Dunkitaba* was geheel ommuurd. Alleen aan de noordzijde – de achterkant, zeiden wij – was geen doorlopende muur. Daar waren de hekken, de toegangspoorten tot iedere straat, die 's avonds op slot gingen. Ze boden toegang tot de werkplaatsen die binnen de muren voor te veel lawaai of te veel rommel zouden zorgen.
Wie het dorp verlaten wilde, werd altijd gezien. Wie naar de markt wilde, liep langs de Omstraat via de zuidwal (zo kwam je langs het Palast, het grote gebouw dat tegelijk de hoofdpoort van de stad vormde. Daar vond de Verering plaats, en ook de rechtspraak), of, zoals ik, langs de hekken.
Omdat ons huis vlakbij een hek was (wij woonden aan het eind van de Vierde Westerstraat, met Va's werkplaats tegen de westelijke omwal), liep ik altijd via de Westelijke Middenstraat, langs de Tuinen, naar de markt om water te halen. Dat was mijn taak, 's morgens vroeg. Het zijn de mooiste uurtjes in de woestijn, 's ochtends vlak voor zonsopkomst en de namiddag vlak na zonsondergang. Dat koele, parelige licht, dat gevoel van rust en vrede, van dat alles in orde is met de wereld, ik kan er na zoveel jaar nog altijd een knijpend heimwee naar voelen. De zon kan een brute vijand zijn, maar ook een tere minnaar.
In het land waar ik nu woon, is de zon een geschenk. De zonsondergangen zijn woeste schilderijen. We hebben seizoenen en ik haat de winterkou. Ik haat de warme laarzen en de wollen doeken waarin ik me moet hullen. De stijfheid in mijn botten en spieren. Het warme zand dat ik als een mantel om me heensloeg, dat een-voelen met de aarde, dat wordt je ontnomen als je je geboortegrond verlaat. Maar teruggaan is geen optie. Ik kan mezelf alleen terug schrijven, en dat is op zich een wonder. En reden genoeg om het te doen.
Wat was ik blij met je laatste alinea! Eigenlijk zou dat de allereerste moeten zijn, (in mijn ogen dan, hè?) want dan sleur je de lezer zo het verhaal in. Met een mooie eerste zin! (Uitgevers zijn gek op een mooie eerste zin) Nu heb ik het gevoel dat je die eerste afleveringen vooral voor jezelf schrijft, je wilt teveel duidelijk maken. Laat meer aan de lezer over. Als deze laatste alinea de eerste wordt, kun je af en toe stukjes uit de voorgaande episodes door je verhaal weven. Het is net als zwemmen: plons erin en zwem en roep: ‘Ik ben er door!’ Niet meer talmen!

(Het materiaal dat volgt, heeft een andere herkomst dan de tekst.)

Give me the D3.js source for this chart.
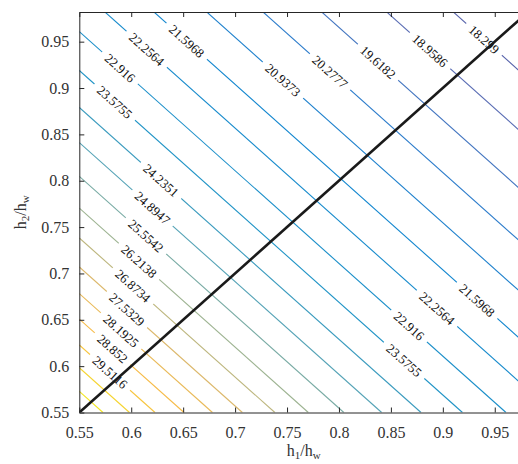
<!DOCTYPE html>
<html>
<head>
<meta charset="utf-8">
<script src="https://cdn.jsdelivr.net/npm/d3@7"></script>
<style>
  body { margin: 0; background: #fff; }
  svg { display: block; }
</style>
</head>
<body>
<div class="chart"></div>
<script>
// contour levels (value printed on each line)
const levels = [18.299, 18.9586, 19.6182, 20.2777, 20.9373, 21.5968, 22.2564, 22.916, 23.5755, 24.2351,
                24.8947, 25.5542, 26.2138, 26.8734, 27.5329, 28.1925, 28.852, 29.5116, 30.1712, 30.8307];
// h1/hw + h2/hw along each contour (lines are straight, slope -1)
const levelSums = [1.8921, 1.8280, 1.7654, 1.7089, 1.6547, 1.6039, 1.5567, 1.5108, 1.4689, 1.4290,
                   1.3911, 1.3547, 1.3205, 1.2883, 1.2570, 1.2282, 1.2008, 1.1729, 1.1483, 1.1228];
const colorRange = [17.6395, 30.8307];
const xTicks = [0.55, 0.6, 0.65, 0.7, 0.75, 0.8, 0.85, 0.9, 0.95];
const yTicks = [0.55, 0.6, 0.65, 0.7, 0.75, 0.8, 0.85, 0.9, 0.95];
const axisMin = 0.55, axisMax = 0.982;

// where each label sits on its line (h1/hw of the label centre)
const labelSpots = [
  [18.299, 0.9397], [18.9586, 0.8877], [19.6182, 0.8376], [20.2777, 0.7914], [20.9373, 0.7461],
  [21.5968, 0.6534], [22.2564, 0.6149], [22.916, 0.5892], [23.5755, 0.5841], [24.2351, 0.6287],
  [24.8947, 0.6205], [25.5542, 0.6142], [26.2138, 0.6075], [26.8734, 0.6017], [27.5329, 0.5959],
  [28.1925, 0.5902], [28.852, 0.5820], [29.5116, 0.5796],
  [21.5968, 0.9330], [22.2564, 0.8944], [22.916, 0.8675], [23.5755, 0.8627]
];

// colormap (parula-like, as the thin lines appear)
const cmapStops = [0, 0.1, 0.2, 0.3, 0.45, 0.55, 0.65, 0.75, 0.85, 0.92, 1];
const cmapColors = ['#545aa2', '#5a6db4', '#2c7ccb', '#1286cf', '#2094c6', '#55a3b6', '#9db391',
                    '#dcb86b', '#f6bb48', '#f7c93a', '#f3e61f'];
const colorOf = v => d3.scaleLinear().domain(cmapStops).range(cmapColors)
  ((v - colorRange[0]) / (colorRange[1] - colorRange[0]));

const width = 518, height = 464;
const margin = {top: 12, left: 79.3, bottom: 412.5, right: 528};
const axisColor = '#262626';
const serif = '"Liberation Serif", "Times New Roman", Tinos, "DejaVu Serif", serif';

const x = d3.scaleLinear().domain([axisMin, axisMax]).range([margin.left, margin.right]);
const y = d3.scaleLinear().domain([axisMin, axisMax]).range([margin.bottom, margin.top]);

const svg = d3.select('.chart').append('svg')
  .attr('width', width).attr('height', height)
  .attr('font-family', serif);

svg.append('clipPath').attr('id', 'plotClip')
  .append('rect')
  .attr('x', margin.left).attr('y', margin.top)
  .attr('width', margin.right - margin.left).attr('height', margin.bottom - margin.top);

const plot = svg.append('g').attr('clip-path', 'url(#plotClip)');

// contour lines: h1 + h2 = s, drawn from the left edge to the bottom edge
const contourData = levels.map((v, i) => ({value: v, sum: levelSums[i]}));
plot.append('g').attr('class', 'contours')
  .selectAll('line').data(contourData).join('line')
  .attr('x1', d => x(axisMin)).attr('y1', d => y(d.sum - axisMin))
  .attr('x2', d => x(d.sum - axisMin)).attr('y2', d => y(axisMin))
  .attr('stroke', d => colorOf(d.value))
  .attr('stroke-width', 1.1)
  .attr('fill', 'none');

// labels rotated along the lines
const angle = Math.atan2(y(0.6) - y(0.7), x(0.7) - x(0.6)) * 180 / Math.PI;
const sumOf = v => levelSums[levels.indexOf(v)];
const labelData = labelSpots.map(([v, h1]) => ({value: v, h1: h1, h2: sumOf(v) - h1}));

const labels = plot.append('g').attr('class', 'contour-labels')
  .selectAll('g').data(labelData).join('g')
  .attr('transform', d => `translate(${x(d.h1)},${y(d.h2)}) rotate(${angle})`);

labels.append('rect').attr('fill', '#fff');
const labelText = labels.append('text')
  .attr('text-anchor', 'middle')
  .attr('dy', '0.35em')
  .attr('font-family', serif)
  .attr('font-size', 13)
  .attr('fill', '#111')
  .text(d => String(d.value));
labelText.each(function() {
  const w = this.getComputedTextLength() + 12;
  d3.select(this.previousSibling)
    .attr('x', -w / 2).attr('y', -5).attr('width', w).attr('height', 10);
});

// black diagonal h2 = h1
plot.append('line')
  .attr('x1', x(axisMin)).attr('y1', y(axisMin))
  .attr('x2', x(axisMax)).attr('y2', y(axisMax))
  .attr('stroke', '#1a1a1a').attr('stroke-width', 2.6);

// axes (MATLAB style box with inward ticks)
const tickSize = 5;
const xAxis = svg.append('g').attr('transform', `translate(0,${margin.bottom})`)
  .call(d3.axisBottom(x).tickValues(xTicks).tickFormat(d3.format('~g')).tickSizeInner(-tickSize).tickSizeOuter(0).tickPadding(14));
const xAxisTop = svg.append('g').attr('transform', `translate(0,${margin.top})`)
  .call(d3.axisTop(x).tickValues(xTicks).tickFormat('').tickSizeInner(-tickSize).tickSizeOuter(0));
const yAxis = svg.append('g').attr('transform', `translate(${margin.left},0)`)
  .call(d3.axisLeft(y).tickValues(yTicks).tickFormat(d3.format('~g')).tickSizeInner(-tickSize).tickSizeOuter(0).tickPadding(10));
const yAxisRight = svg.append('g').attr('transform', `translate(${margin.right},0)`)
  .call(d3.axisRight(y).tickValues(yTicks).tickFormat('').tickSizeInner(-tickSize).tickSizeOuter(0));

[xAxis, xAxisTop, yAxis, yAxisRight].forEach(a => {
  a.attr('font-family', serif).attr('font-size', 16);
  a.select('.domain').attr('stroke', axisColor).attr('stroke-width', 1);
  a.selectAll('.tick line').attr('stroke', axisColor).attr('stroke-width', 1);
  a.selectAll('text').attr('fill', '#333').attr('font-family', serif).attr('font-size', 16);
});

// axis titles
const xTitle = svg.append('text')
  .attr('x', (margin.left + margin.right) / 2).attr('y', 456)
  .attr('text-anchor', 'middle').attr('fill', '#333')
  .attr('font-family', serif).attr('font-size', 16);
xTitle.append('tspan').text('h');
xTitle.append('tspan').attr('baseline-shift', '-25%').attr('font-size', 11).text('1');
xTitle.append('tspan').text('/h');
xTitle.append('tspan').attr('baseline-shift', '-25%').attr('font-size', 11).text('w');

const yTitle = svg.append('text')
  .attr('transform', `translate(26,${(margin.top + margin.bottom) / 2}) rotate(-90)`)
  .attr('text-anchor', 'middle').attr('fill', '#333')
  .attr('font-family', serif).attr('font-size', 16);
yTitle.append('tspan').text('h');
yTitle.append('tspan').attr('baseline-shift', '-25%').attr('font-size', 11).text('2');
yTitle.append('tspan').text('/h');
yTitle.append('tspan').attr('baseline-shift', '-25%').attr('font-size', 11).text('w');
</script>
</body>
</html>
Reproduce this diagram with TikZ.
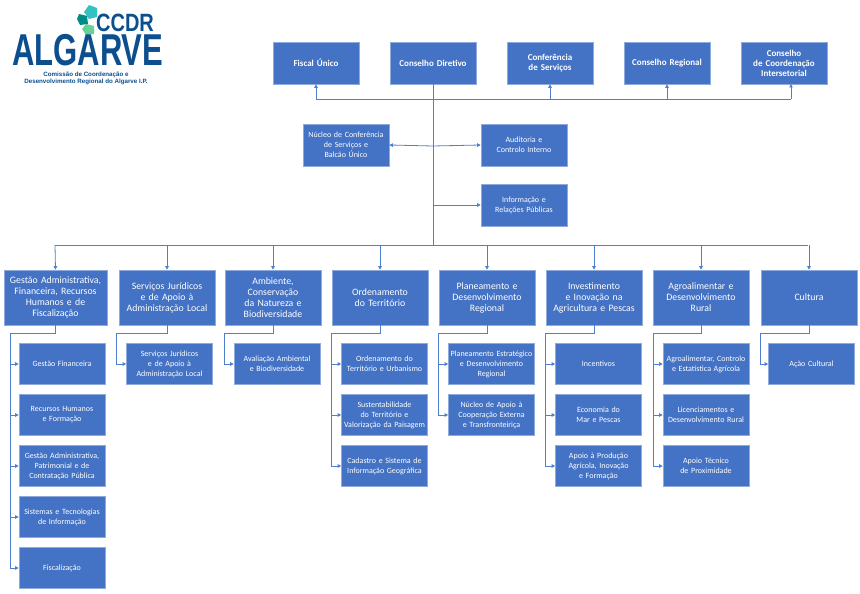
\documentclass[tikz,border=0pt]{standalone}
\usepackage{fontspec}
\setmainfont{Carlito}
\newfontfamily\logofont{Liberation Sans}
\usetikzlibrary{arrows.meta,shapes.geometric}
\definecolor{bx}{HTML}{4472C4}
\definecolor{bd}{HTML}{8FAADC}
\definecolor{ln}{HTML}{4F7FD0}
\definecolor{lg}{HTML}{0B4F8E}
\tikzset{
 box/.style={draw=bd,fill=bx,line width=0.6pt,text=white,align=center,inner sep=1pt},
 top/.style={box,minimum width=86pt,minimum height=42pt,text width=76pt,font=\fontsize{9}{10}\selectfont\bfseries\hyphenpenalty10000},
 mid/.style={box,minimum width=86pt,minimum height=42pt,text width=82pt,font=\fontsize{8}{10}\selectfont\hyphenpenalty10000},
 lv/.style={box,minimum width=96pt,minimum height=55pt,text width=93pt,font=\fontsize{9.8}{11}\selectfont\hyphenpenalty10000},
 sub/.style={box,minimum width=86pt,minimum height=41pt,text width=84pt,font=\fontsize{8}{10}\selectfont\hyphenpenalty10000},
 con/.style={draw=ln,line width=0.8pt},
 arr/.style={con,-{Triangle[length=3.5pt,width=3.5pt]}}
}
\begin{document}
\begin{tikzpicture}[x=1pt,y=-1pt]
\useasboundingbox (0,0) rectangle (860,594);
% logo
\fill[teal!60!cyan!80!white] (89,5) -- (97,8) -- (97,17) -- (89,19) -- (84,12) -- cycle;
\fill[teal!70!black!70!cyan] (79,14) -- (87,16) -- (88,24) -- (80,25) -- (77,19) -- cycle;
\fill[green!40!teal!60!white] (86,24) -- (94,26) -- (94,34) -- (86,35) -- (82,29) -- cycle;
\node[anchor=south west,inner sep=0,text=lg,xscale=0.8,font=\logofont\fontsize{25}{25}\selectfont\bfseries] (ccdr) at (96,32) {CCDR};
\node[anchor=south west,inner sep=0,text=lg,xscale=0.66,yscale=0.95,font=\logofont\fontsize{47}{47}\selectfont\bfseries] (alg) at (12,66.5) {ALGARVE};
\node[anchor=base,inner sep=0,text=lg,font=\logofont\fontsize{6.2}{7}\selectfont\bfseries] (s1) at (86,76.5) {Comissão de Coordenação e};
\node[anchor=base,inner sep=0,text=lg,font=\logofont\fontsize{6.2}{7}\selectfont\bfseries] (s2) at (86,84) {Desenvolvimento Regional do Algarve I.P.};
% top row
\node[top] (fu) at (316,63) {Fiscal Único};
\node[top] (cd) at (433,63) {Conselho Diretivo};
\node[top] (cs) at (550,63) {Conferência de Serviços};
\node[top] (cr) at (667,63) {Conselho Regional};
\node[top] (ci) at (784,63) {Conselho\\ de  Coordenação Intersetorial};
\coordinate (hl) at (316,99); \coordinate (hr) at (791,99);
\draw[con] (hl) -- (hr);
\draw[arr] (hl) -- (fu.south);
\draw[arr] (550,99) -- (cs.south);
\draw[arr] (667,99) -- (cr.south);
\draw[arr] (hr) -- (791,84);
% staff
\node[mid] (nc) at (346,145) {Núcleo de Conferência de Serviços e Balcão Único};
\node[mid,text width=76pt] (au) at (524,145) {Auditoria e Controlo Interno};
\node[mid,text width=80pt] (ir) at (524,205) {Informação e Relações Públicas};
\coordinate (sp) at (433,245);
\draw[con] (cd.south) -- (sp);
\draw[arr] (433,146) -- (nc.east);
\draw[arr] (433,146) -- (au.west);
\draw[arr] (433,205) -- (ir.west);
% level 2
\draw[con] (55,245) -- (808,245);
\node[lv,minimum width=103pt,text width=92pt] (g) at (55.5,297.5) {Gestão Administrativa, Financeira, Recursos Humanos e de Fiscalização};
\draw[arr] (55,245) -- (g.north);
\foreach \n/\x/\t in {
 j/167/{Serviços Jurídicos e de Apoio à Administração Local},
 a/273/{Ambiente, Conservação da Natureza e Biodiversidade},
 o/380/{Ordenamento do Território},
 p/487/{Planeamento e Desenvolvimento Regional},
 i/594/{Investimento e Inovação na Agricultura e Pescas},
 r/701/{Agroalimentar e Desenvolvimento Rural},
 c/809/{Cultura}}{
 \node[lv] (\n) at (\x,297.5) {\t};
 \draw[arr] (\x,245) -- (\n.north);
}
% sub boxes
\newcommand{\subcol}[5]{%
 \draw[con] (#1.south) -- ++(0,8) -| (#2,#5);
 \foreach \n/\y/\t in {#4}{
  \node[sub] (\n) at (#3,\y) {\t};
  \draw[arr] (#2,\y) -- (\n.west);
 }
}
\subcol{g}{10}{62}{g1/364/{Gestão Financeira}, g2/415/{Recursos Humanos e Formação}, g3/466/{Gestão Administrativa, Patrimonial e de Contratação Pública}, g4/517/{Sistemas e Tecnologias de Informação}, g5/568/{Fiscalização}}{568}
\subcol{j}{116}{169.5}{j1/364/{Serviços Jurídicos e de Apoio à Administração Local}}{364}
\subcol{a}{224}{277}{a1/364/{Avaliação Ambiental e Biodiversidade}}{364}
\subcol{o}{331}{384.5}{o1/364/{Ordenamento do Território e Urbanismo}, o2/415/{Sustentabilidade do Território e Valorização da Paisagem}, o3/466/{Cadastro e Sistema de Informação Geográfica}}{466}
\subcol{p}{438}{491.5}{p1/364/{Planeamento Estratégico e Desenvolvimento Regional}, p2/415/{Núcleo de Apoio à Cooperação Externa e Transfronteiriça}}{415}
\subcol{i}{545}{598.5}{i1/364/{Incentivos}, i2/415/{Economia do Mar e Pescas}, i3/466/{Apoio à Produção Agrícola, Inovação e Formação}}{466}
\subcol{r}{653}{706}{r1/364/{Agroalimentar, Controlo e Estatística Agrícola}, r2/415/{Licenciamentos e Desenvolvimento Rural}, r3/466/{Apoio Técnico de Proximidade}}{466}
\subcol{c}{760}{811.5}{c1/364/{Ação Cultural}}{364}
\end{tikzpicture}
\end{document}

Ja, jezelf het verhaal in schrijven noem ik dat. Het kan best zijn dat ik uiteindelijk heel wat van de eerste hoofdstukken eruit gooi, dit is een eerste versie hè. Maar in fantasy moet je ook wel de wereld goed neerzetten denk ik, dat lezers de regels ervan goed kennen.
En dat laatste gaat goed. Ij hoop alleen de vele namen e d te onthouden. Maar dat is mijn eigen m'makke'.
Nee, dat is wel een puntje voor mij ook.
Heb het nog even in me om laten gaan ... maar als eerste alinea zou het een totaal verkeerde verwachting wekken/sfeer neerzetten. "Oude vrouw kijkt terug op haar leven."
Terwijl het hele verhaal draait om de Rots, de geheime letters en nog iets wat later aan de orde komt. Daarom is het wel van belang om dat duidelijk uit te leggen.
En in gewone boekbladzijden zijn dit er pas 7, dus zo heel lang duurt het niet. (van het andere boek-dat-niet-af-is heb ik de eerste 6 hoofdstukken weggegooid)
Je vult voor me in, ik denk aan een vrouw die een gegronde reden heeft gehad om in de bloei van haar leven te vluchten en alles achter te laten wat haar lief is. Gelukkig heeft ze schrijven geleerd en dan zou je over het R O T S V A D M I J N kunnen vertellen.
Maar voor mezelf weet ik nu wat me te doen staat en wat mijn fout was. Dus dank voor het meelezen/genieten/leren.
Succes!
Dankjewel! En het kan best zijn dat ik bij de revisie tot een heel andere volgorde kom. Eerst de gebeurtenissen maar chronologisch op 'papier'.